Anwar Al-Ibrahimi's story was not the figment of a Hollywood scriptwriter's imagination. It is loosely based on the strange case of Ibn al Sheikh al Libi whom the CIA arrested in 2001. Under torture after his rendition to Egypt, al Libi conveniently provided a confession of how Saddam Hussein had been training al Qaeda in chemical weapons. This was at a time when the Bush administration was trying to find a smoking gun linking Saddam to Al Qaeda. The “evidence” extracted from Libi was used by Colin Powell at the United Nations in February 2003 to justify the war in Iraq.

That "proof" was later debunked when it became clear Al-Libi, under torture, had merely told his captors what they wanted to hear. The case of Al-Libi and others have undermined the claim that “harsh interrogation” elicits useful information. Critics have consistently said that torture is a slippery slope. Not only does each act of torture make it easier to accept the use of more torture and worse abuse in the future, but it is also an ineffective interrogation tool. It may well produce false information because under torture a prisoner will eventually say anything to stop the pain - regardless of whether it is true. Because of this the interrogator can never be “sure” that they are getting the truth and will never know when to stop. In other words, it may become impossible to separate the guilty from the innocent.

More shocking cases are now coming out into the open, and they show an appalling pattern of abuse and deceit on the part of the Bush administration. According to Lawrence B. Wilkerson former Chief of Staff to Colin Powell, the government knew very early on that most prisoners in Guantanamo and other places were innocent. But rather than admit mistakes, the Pentagon and the CIA chose to lock them up and throw away the keys.


Members of Amnesty International stage a protest against human rights abuses outside the US Embassy. AFP PHOTO

George Orwell famously said that governments control language as well as people. Bush and his cronies certainly used every euphemism they could think of to avoid admitting human rights abuses. When Donald Rumsfeld said interrogators at Abu Gharib had been asked to create “favourable conditions for interrogation” it did not involve giving the prisoners new clothes or English lessons. In fact, when one cuts through the code, most of the techniques used by US intelligence agents were “remixed” versions of age-old torture rituals.

“Sleep Management” may seem like a benign term for the treatment of insomnia, but in truth it is a form of torture that has long been popular because it requires no special equipment and leaves no marks on the body. Widely used in the Middle Ages on suspected witches by inquisitors, it was called the tormentum insomniae. After being kept awake for a hundred hours or so, it is conceivable that almost anybody will confess to almost anything, from flying through the night sky on a broomstick to being a Jihadist.

“Water-boarding”, popularized by Cheney, does not involve water skis, but holding prisoners under water for long enough for them to think they are drowning.
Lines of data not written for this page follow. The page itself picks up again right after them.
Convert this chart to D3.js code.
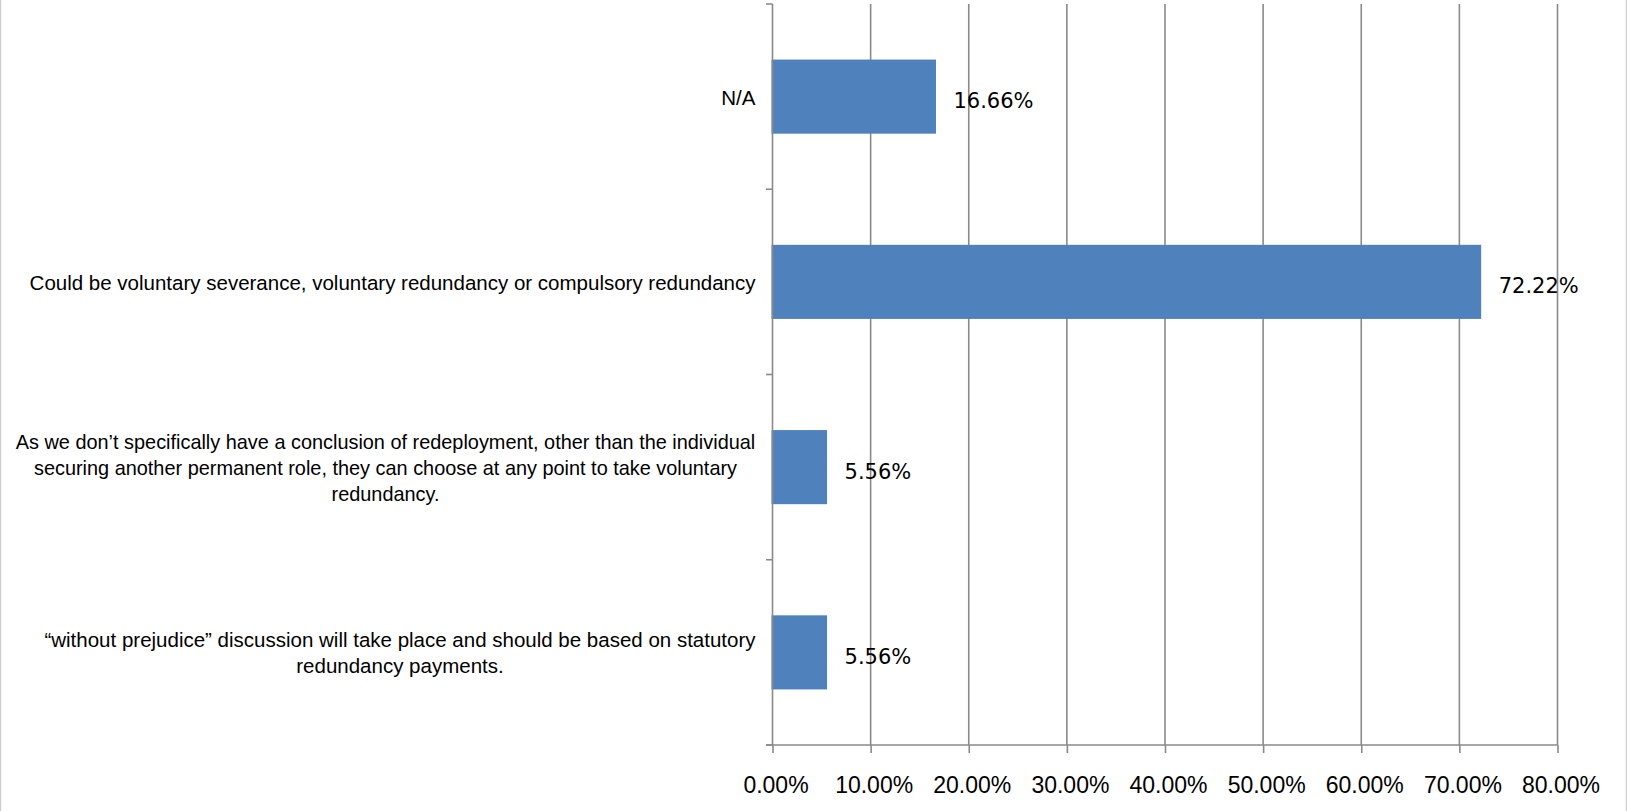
<!DOCTYPE html>
<html>
<head>
<meta charset="utf-8">
<script src="https://cdn.jsdelivr.net/npm/d3@7"></script>
<style>
  html, body { margin: 0; padding: 0; background: #fff; }
  svg { display: block; }
</style>
</head>
<body>
<div id="chart"></div>
<script>
"use strict";

// categories, top to bottom (line breaks as in the original chart)
const categories = [
    ["N/A"],
    ["Could be voluntary severance, voluntary redundancy or compulsory redundancy"],
    ["As we don\u2019t specifically have a conclusion of redeployment, other than the individual",
     "securing another permanent role, they can choose at any point to take voluntary",
     "redundancy."],
    ["\u201cwithout prejudice\u201d discussion will take place and should be based on statutory",
     "redundancy payments."]
];
const values = [16.66, 72.22, 5.56, 5.56];
const xTicks = [0, 10, 20, 30, 40, 50, 60, 70, 80];

const msm = {
    width: 1627,
    height: 811,
    left: 772.5,
    right: 1557.5,
    top: 4,
    bottom: 745
}
const gridColor = "#8a8a8a";
const barColor = "#4f81bd";

let svg = d3.select("#chart")
    .append("svg")
    .attr("width", msm.width)
    .attr("height", msm.height);

// outer chart border (only the sides show in the crop)
svg.append("rect")
    .attr("x", 0.5)
    .attr("y", -10)
    .attr("width", msm.width - 1)
    .attr("height", msm.height + 20)
    .attr("fill", "none")
    .attr("stroke", "#d0d0d0")
    .attr("stroke-width", 1.5);

let xScale = d3.scaleLinear()
    .domain([0, 80])
    .range([msm.left, msm.right]);

let keys = categories.map((c, i) => i);
let yScale = d3.scaleBand()
    .domain(keys)
    .range([msm.top, msm.bottom])
    .paddingInner(0.6)
    .paddingOuter(0.3);
let step = yScale.step();

// vertical gridlines
svg.append("g")
    .selectAll("line")
    .data(xTicks.slice(1))
    .enter()
    .append("line")
    .attr("x1", d => xScale(d))
    .attr("x2", d => xScale(d))
    .attr("y1", msm.top)
    .attr("y2", msm.bottom)
    .attr("stroke", gridColor)
    .attr("stroke-width", 1.6);

// bars
svg.append("g")
    .selectAll("rect")
    .data(values)
    .enter()
    .append("rect")
    .attr("x", xScale(0) - 1)
    .attr("y", (d, i) => yScale(i))
    .attr("width", d => xScale(d) - xScale(0) + 1)
    .attr("height", yScale.bandwidth())
    .attr("fill", barColor);

// x axis
let xAxis = d3.axisBottom(xScale)
    .tickValues(xTicks)
    .tickSize(8)
    .tickPadding(0)
    .tickFormat(d => d.toFixed(2) + "%");
let gx = svg.append("g")
    .attr("transform", "translate(0," + msm.bottom + ")")
    .call(xAxis);
gx.select(".domain").remove();
gx.append("line")
    .attr("x1", msm.left - 6.5)
    .attr("x2", msm.right)
    .attr("stroke", gridColor)
    .attr("stroke-width", 1.6);
gx.selectAll(".tick line")
    .attr("stroke", gridColor)
    .attr("stroke-width", 1.6);
gx.selectAll(".tick text")
    .attr("y", 48)
    .attr("dy", null)
    .attr("dx", 3)
    .attr("fill", "#000")
    .style("font-family", "'Liberation Sans', Arial, sans-serif")
    .style("font-size", "23px");

// y axis line and category boundary ticks
svg.append("line")
    .attr("x1", msm.left)
    .attr("x2", msm.left)
    .attr("y1", msm.top)
    .attr("y2", msm.bottom)
    .attr("stroke", gridColor)
    .attr("stroke-width", 1.6);
let boundaries = keys.map(i => msm.top + i * step).concat([msm.bottom]);
svg.append("g")
    .selectAll("line")
    .data(boundaries)
    .enter()
    .append("line")
    .attr("x1", msm.left - 6.5)
    .attr("x2", msm.left)
    .attr("y1", d => d)
    .attr("y2", d => d)
    .attr("stroke", gridColor)
    .attr("stroke-width", 1.6);

// category labels: each block centred on its widest line, right edge near the axis,
// squeezed sideways if the widest line is wider than the label area
const lineHeight = 26;
const labelRight = msm.left - 17;
const maxLabelW = 740;
categories.forEach((lines, i) => {
    let cy = yScale(i) + yScale.bandwidth() / 2;
    let g = svg.append("g");
    let texts = g.selectAll("text")
        .data(lines)
        .enter()
        .append("text")
        .attr("y", (d, j) => cy + 8 + (j - (lines.length - 1) / 2) * lineHeight)
        .attr("text-anchor", "middle")
        .attr("fill", "#000")
        .style("font-family", "'Liberation Sans', Arial, sans-serif")
        .style("font-size", "20.5px")
        .text(d => d);
    let maxW = d3.max(texts.nodes(), n => n.getComputedTextLength());
    let k = Math.min(1, maxLabelW / maxW);
    g.attr("transform", "translate(" + labelRight + ",0) scale(" + k + ",1)");
    texts.attr("x", -maxW / 2);
});

// value labels
svg.append("g")
    .selectAll("text")
    .data(values)
    .enter()
    .append("text")
    .attr("x", d => xScale(d) + 17.5)
    .attr("y", (d, i) => yScale(i) + yScale.bandwidth() / 2 + 11.5)
    .attr("fill", "#000")
    .style("font-family", "'DejaVu Sans', Verdana, sans-serif")
    .style("font-size", "21px")
    .text(d => d.toFixed(2) + "%");
</script>
</body>
</html>
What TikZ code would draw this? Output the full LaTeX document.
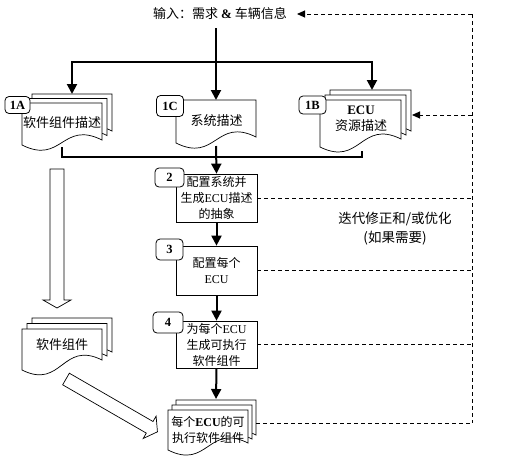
\documentclass[tikz,border=0pt]{standalone}
\usepackage{fontspec}
\setmainfont{Noto Sans CJK SC}
\newfontfamily\lt{Liberation Serif}
\usetikzlibrary{arrows.meta}
\tikzset{
 box/.style={draw, line width=0.7pt, fill=white, minimum width=81pt, inner sep=0pt, align=center, font=\fontsize{12}{16}\selectfont},
 lbl/.style={draw, line width=0.8pt, fill=white, rounded corners=4pt, inner sep=0pt, font=\lt\bfseries\fontsize{12.5}{14}\selectfont},
 flow/.style={line width=2pt, -{Triangle[length=10pt,width=10pt]}},
 bus/.style={line width=2pt},
 fb/.style={line width=1pt, dash pattern=on 4pt off 3pt},
 fbarrow/.style={fb, -{Triangle[length=8pt,width=7pt]}},
 doc/.style={draw, line width=0.7pt, fill=white},
 txt/.style={font=\fontsize{13}{16.5}\selectfont, align=center, inner sep=0pt},
 hollow/.style={draw, line width=0.7pt, fill=white},
}
\newcommand\docshape[5]{%
 \path[doc] (#1,#2) -- (#3,#2) -- (#3,#5) .. controls ({(#1+#3)/2},{#5-20}) and ({(#1+#3)/2},{#4+20}) .. (#1,#4) -- cycle;}
\begin{document}
\begin{tikzpicture}[x=1pt,y=-1pt]
\useasboundingbox (0,0) rectangle (508,461);
% ---------- coordinates ----------
\coordinate (inB) at (216,28);
\coordinate (inE) at (297,14);
\coordinate (j1) at (216,62);
\coordinate (aA) at (72,94);
\coordinate (aB) at (372,90);
\coordinate (aC) at (216,100);
\coordinate (dA) at (62,147);
\coordinate (dB) at (362,151);
\coordinate (dC) at (216,146);
\coordinate (j2) at (216,157);
\coordinate (aF) at (216,399);
\coordinate (dF) at (256,423);
\coordinate (rt) at (472,14);
\coordinate (rb) at (472,423);
\coordinate (r1B) at (472,115);
\coordinate (a1B) at (412,115);
% ---------- hollow arrows ----------
\path[hollow] (50,169) -- (64,169) -- (64,300) -- (71,300) -- (57,308) -- (43,300) -- (50,300) -- cycle;
\begin{scope}[shift={(66,379)}, rotate=-30]
\path[hollow] (0,-6.7) -- (96.6,-6.7) -- (96.6,-12.9) -- (105.6,0) -- (96.6,12.9) -- (96.6,6.7) -- (0,6.7) -- cycle;
\end{scope}
% ---------- documents ----------
% 1A
\docshape{32}{94}{112}{136}{131}
\docshape{27}{98.5}{107}{140.5}{135.5}
\docshape{22}{103}{102}{145}{140}
% 1C
\docshape{176}{100}{256}{143}{137}
% 1B
\docshape{330}{90}{411}{137}{131}
\docshape{325}{95}{406}{142}{135}
\docshape{320}{100}{401}{147}{139}
% software components (left)
\docshape{32}{318}{112}{362}{352}
\docshape{27}{323.5}{107}{366}{356}
\docshape{22}{329}{102}{370}{360}
% final
\docshape{176}{400}{256}{442}{435}
\docshape{172}{405}{252}{446}{439}
\docshape{168}{410}{248}{450}{443}
% ---------- text ----------
\node[txt] (in) at (220,14) {输入：需求 {\lt\bfseries\&} 车辆信息};
\node[txt] (tA) at (62,123) {软件组件描述};
\node[txt] (tC) at (216.5,121) {系统描述};
\node[txt] (tB) at (361,118.5) {{\lt\bfseries ECU}\\资源描述};
\node[txt] (tS) at (62,345) {软件组件};
\node[txt, font=\fontsize{12}{16}\selectfont] (tF) at (208,430) {每个{\lt\bfseries ECU}的可\\执行软件组件};
\node[txt, font=\fontsize{13.5}{19}\selectfont] (it) at (395,228.5) {迭代修正和/或优化\\(如果需要)};
% ---------- boxes ----------
\node[box, minimum height=48pt] (b2) at (216.5,198) {配置系统并\\生成{\lt ECU}描述\\的抽象};
\node[box, minimum height=49pt] (b3) at (216.5,270.5) {配置每个\\{\lt ECU}};
\node[box, minimum height=47pt] (b4) at (216.5,344.5) {为每个{\lt ECU}\\生成可执行\\软件组件};
% ---------- labels ----------
\node[lbl, minimum width=25pt, minimum height=17pt] (l1A) at (17.5,105) {1A};
\node[lbl, minimum width=27pt, minimum height=21pt] (l1C) at (170,106) {1C};
\node[lbl, minimum width=27pt, minimum height=18pt] (l1B) at (312.5,105) {1B};
\node[lbl, minimum width=29pt, minimum height=19pt] (l2) at (169.5,177.5) {2};
\node[lbl, minimum width=27pt, minimum height=21pt] (l3) at (169.5,249.5) {3};
\node[lbl, minimum width=30pt, minimum height=21pt] (l4) at (168,322.5) {4};
% ---------- main flow ----------
\draw[flow] (inB) -- (aC);
\draw[flow] (j1) -| (aA);
\draw[flow] (j1) -| (aB);
\draw[bus] (dA) |- (j2) -| (dB);
\draw[flow] (dC) -- (b2.north);
\draw[flow] (b2.south) -- (b3.north);
\draw[flow] (b3.south) -- (b4.north);
\draw[flow] (b4.south) -- (aF);
% ---------- feedback ----------
\draw[fb] (rt) -- (rb);
\draw[fbarrow] (rt) -- (inE);
\draw[fbarrow] (r1B) -- (a1B);
\draw[fb] (b2.east) -- (b2.east -| rt);
\draw[fb] (b3.east) -- (b3.east -| rt);
\draw[fb] (b4.east) -- (b4.east -| rt);
\draw[fb] (dF) -- (rb);
\end{tikzpicture}
\end{document}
Again, interrogators favor it because after the prisoner has coughed the water out of his lungs, it leaves no identifiable marks. “Stress Positioning” involves putting prisoners in extremely uncomfortable positions for hours.

It is a cruel irony that many of these abusive techniques appear in a US military training program, called SERE, for Survival, Evasion, Resistance and Escape. This programme had been created decades earlier to give American pilots and soldiers a sample of the torture methods used by Communists in the Korean War, methods that had wrung false confessions from Americans. In other words, the US had turned to the very methods it had taught its soldiers to fight. Japanese commanders who had resorted to Water-boarding were prosecuted by the United States in war crimes trials after the Second World War.

Of course, the United States is not the first government to torture, and it will not be the last. There are plenty of worse examples. From Russia to Sudan to Burma, governments around the world have ridden roughshod over accepted norms of civilized behaviour -- usually in the name of national security. Despotic rulers love it because they can make the wrong people say the “right things”.

The debate around the use of torture has centred on the “ticking bomb” theory -- if a man knows where a bomb is, torturing him may reveal the location of the bomb and save lives. But this scenario ignores the possibility that the suspect may be, like Anwar Al-Ibrahimi, entirely innocent. History offers no modern examples of the strategic effectiveness of harsh interrogation techniques. On the contrary, the interrogations, torture and confinement may turn many of the men rounded up in the “war on terror” into hardened militants. Thirsty for revenge, they could become the foot soldiers of terrorism.